**Task instructions:**
Output the full material exactly as it appears here.

**Collected data:**
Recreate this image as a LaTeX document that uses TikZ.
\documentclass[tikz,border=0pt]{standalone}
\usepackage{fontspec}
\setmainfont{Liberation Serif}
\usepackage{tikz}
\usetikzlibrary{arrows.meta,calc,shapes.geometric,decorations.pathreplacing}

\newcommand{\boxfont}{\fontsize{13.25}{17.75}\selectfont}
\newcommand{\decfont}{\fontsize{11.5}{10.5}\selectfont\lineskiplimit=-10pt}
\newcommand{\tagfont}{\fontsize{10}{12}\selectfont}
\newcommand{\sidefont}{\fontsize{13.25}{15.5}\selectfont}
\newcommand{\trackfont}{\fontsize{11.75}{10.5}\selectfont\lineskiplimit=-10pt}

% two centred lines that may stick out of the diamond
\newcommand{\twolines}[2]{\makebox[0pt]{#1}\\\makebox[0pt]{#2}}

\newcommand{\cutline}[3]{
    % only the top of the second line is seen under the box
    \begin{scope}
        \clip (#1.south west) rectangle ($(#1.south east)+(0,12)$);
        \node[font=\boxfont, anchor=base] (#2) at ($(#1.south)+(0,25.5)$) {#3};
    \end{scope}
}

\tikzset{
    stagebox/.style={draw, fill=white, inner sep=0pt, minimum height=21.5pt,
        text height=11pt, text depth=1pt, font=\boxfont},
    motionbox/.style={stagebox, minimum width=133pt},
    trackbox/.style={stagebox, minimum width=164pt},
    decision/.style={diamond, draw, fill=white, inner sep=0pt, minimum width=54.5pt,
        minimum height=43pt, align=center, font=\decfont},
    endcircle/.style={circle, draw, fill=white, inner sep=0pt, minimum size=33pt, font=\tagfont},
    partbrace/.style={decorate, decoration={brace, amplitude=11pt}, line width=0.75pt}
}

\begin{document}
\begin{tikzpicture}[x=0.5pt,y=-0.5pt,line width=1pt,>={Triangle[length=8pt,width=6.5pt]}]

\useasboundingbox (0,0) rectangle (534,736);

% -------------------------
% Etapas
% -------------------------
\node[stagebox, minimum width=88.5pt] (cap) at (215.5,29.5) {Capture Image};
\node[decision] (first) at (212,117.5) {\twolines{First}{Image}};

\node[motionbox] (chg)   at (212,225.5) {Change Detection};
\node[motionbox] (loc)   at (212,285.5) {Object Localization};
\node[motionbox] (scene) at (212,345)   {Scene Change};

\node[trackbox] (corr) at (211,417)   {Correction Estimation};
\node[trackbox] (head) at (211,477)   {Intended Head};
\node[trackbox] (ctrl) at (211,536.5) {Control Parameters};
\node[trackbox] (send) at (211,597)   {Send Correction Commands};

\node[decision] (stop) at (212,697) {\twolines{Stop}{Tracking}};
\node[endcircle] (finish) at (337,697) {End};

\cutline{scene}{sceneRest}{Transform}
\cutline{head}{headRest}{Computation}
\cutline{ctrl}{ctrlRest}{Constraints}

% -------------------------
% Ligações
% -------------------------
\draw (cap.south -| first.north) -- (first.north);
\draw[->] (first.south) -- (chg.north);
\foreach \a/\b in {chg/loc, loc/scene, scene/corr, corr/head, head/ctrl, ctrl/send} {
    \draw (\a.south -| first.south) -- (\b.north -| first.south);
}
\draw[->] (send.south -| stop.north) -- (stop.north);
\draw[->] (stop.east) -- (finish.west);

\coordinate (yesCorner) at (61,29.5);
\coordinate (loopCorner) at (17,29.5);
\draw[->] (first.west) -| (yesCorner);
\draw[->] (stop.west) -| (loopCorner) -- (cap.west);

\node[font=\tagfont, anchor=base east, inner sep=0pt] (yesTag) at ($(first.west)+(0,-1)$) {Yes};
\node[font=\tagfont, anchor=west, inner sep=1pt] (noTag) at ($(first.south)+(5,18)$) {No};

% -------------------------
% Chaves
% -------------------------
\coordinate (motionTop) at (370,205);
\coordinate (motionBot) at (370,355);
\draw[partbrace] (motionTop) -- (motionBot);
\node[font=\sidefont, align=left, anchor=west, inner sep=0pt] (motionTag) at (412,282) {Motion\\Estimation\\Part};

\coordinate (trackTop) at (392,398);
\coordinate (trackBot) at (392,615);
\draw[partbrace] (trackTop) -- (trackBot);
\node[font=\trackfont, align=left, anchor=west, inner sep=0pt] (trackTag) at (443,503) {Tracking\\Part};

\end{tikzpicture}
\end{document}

**Exercise solution:**
Recreate this image as a LaTeX document that uses TikZ.
\documentclass[tikz,border=0pt]{standalone}
\usepackage{fontspec}
\setmainfont{Liberation Serif}
\usepackage{tikz}
\usetikzlibrary{arrows.meta,calc,shapes.geometric,decorations.pathreplacing}

\newcommand{\boxfont}{\fontsize{13.25}{17.75}\selectfont}
\newcommand{\decfont}{\fontsize{11.5}{10.5}\selectfont\lineskiplimit=-10pt}
\newcommand{\tagfont}{\fontsize{10}{12}\selectfont}
\newcommand{\sidefont}{\fontsize{13.25}{15.5}\selectfont}
\newcommand{\trackfont}{\fontsize{11.75}{10.5}\selectfont\lineskiplimit=-10pt}

% two centred lines that may stick out of the diamond
\newcommand{\twolines}[2]{\makebox[0pt]{#1}\\\makebox[0pt]{#2}}

\newcommand{\cutline}[3]{
    % only the top of the second line is seen under the box
    \begin{scope}
        \clip (#1.south west) rectangle ($(#1.south east)+(0,12)$);
        \node[font=\boxfont, anchor=base] (#2) at ($(#1.south)+(0,25.5)$) {#3};
    \end{scope}
}

\tikzset{
    stagebox/.style={draw, fill=white, inner sep=0pt, minimum height=21.5pt,
        text height=11pt, text depth=1pt, font=\boxfont},
    motionbox/.style={stagebox, minimum width=133pt},
    trackbox/.style={stagebox, minimum width=164pt},
    decision/.style={diamond, draw, fill=white, inner sep=0pt, minimum width=54.5pt,
        minimum height=43pt, align=center, font=\decfont},
    endcircle/.style={circle, draw, fill=white, inner sep=0pt, minimum size=33pt, font=\tagfont},
    partbrace/.style={decorate, decoration={brace, amplitude=11pt}, line width=0.75pt}
}

\begin{document}
\begin{tikzpicture}[x=0.5pt,y=-0.5pt,line width=1pt,>={Triangle[length=8pt,width=6.5pt]}]

\useasboundingbox (0,0) rectangle (534,736);

% -------------------------
% Etapas
% -------------------------
\node[stagebox, minimum width=88.5pt] (cap) at (215.5,29.5) {Capture Image};
\node[decision] (first) at (212,117.5) {\twolines{First}{Image}};

\node[motionbox] (chg)   at (212,225.5) {Change Detection};
\node[motionbox] (loc)   at (212,285.5) {Object Localization};
\node[motionbox] (scene) at (212,345)   {Scene Change};

\node[trackbox] (corr) at (211,417)   {Correction Estimation};
\node[trackbox] (head) at (211,477)   {Intended Head};
\node[trackbox] (ctrl) at (211,536.5) {Control Parameters};
\node[trackbox] (send) at (211,597)   {Send Correction Commands};

\node[decision] (stop) at (212,697) {\twolines{Stop}{Tracking}};
\node[endcircle] (finish) at (337,697) {End};

\cutline{scene}{sceneRest}{Transform}
\cutline{head}{headRest}{Computation}
\cutline{ctrl}{ctrlRest}{Constraints}

% -------------------------
% Ligações
% -------------------------
\draw (cap.south -| first.north) -- (first.north);
\draw[->] (first.south) -- (chg.north);
\foreach \a/\b in {chg/loc, loc/scene, scene/corr, corr/head, head/ctrl, ctrl/send} {
    \draw (\a.south -| first.south) -- (\b.north -| first.south);
}
\draw[->] (send.south -| stop.north) -- (stop.north);
\draw[->] (stop.east) -- (finish.west);

\coordinate (yesCorner) at (61,29.5);
\coordinate (loopCorner) at (17,29.5);
\draw[->] (first.west) -| (yesCorner);
\draw[->] (stop.west) -| (loopCorner) -- (cap.west);

\node[font=\tagfont, anchor=base east, inner sep=0pt] (yesTag) at ($(first.west)+(0,-1)$) {Yes};
\node[font=\tagfont, anchor=west, inner sep=1pt] (noTag) at ($(first.south)+(5,18)$) {No};

% -------------------------
% Chaves
% -------------------------
\coordinate (motionTop) at (370,205);
\coordinate (motionBot) at (370,355);
\draw[partbrace] (motionTop) -- (motionBot);
\node[font=\sidefont, align=left, anchor=west, inner sep=0pt] (motionTag) at (412,282) {Motion\\Estimation\\Part};

\coordinate (trackTop) at (392,398);
\coordinate (trackBot) at (392,615);
\draw[partbrace] (trackTop) -- (trackBot);
\node[font=\trackfont, align=left, anchor=west, inner sep=0pt] (trackTag) at (443,503) {Tracking\\Part};

\end{tikzpicture}
\end{document}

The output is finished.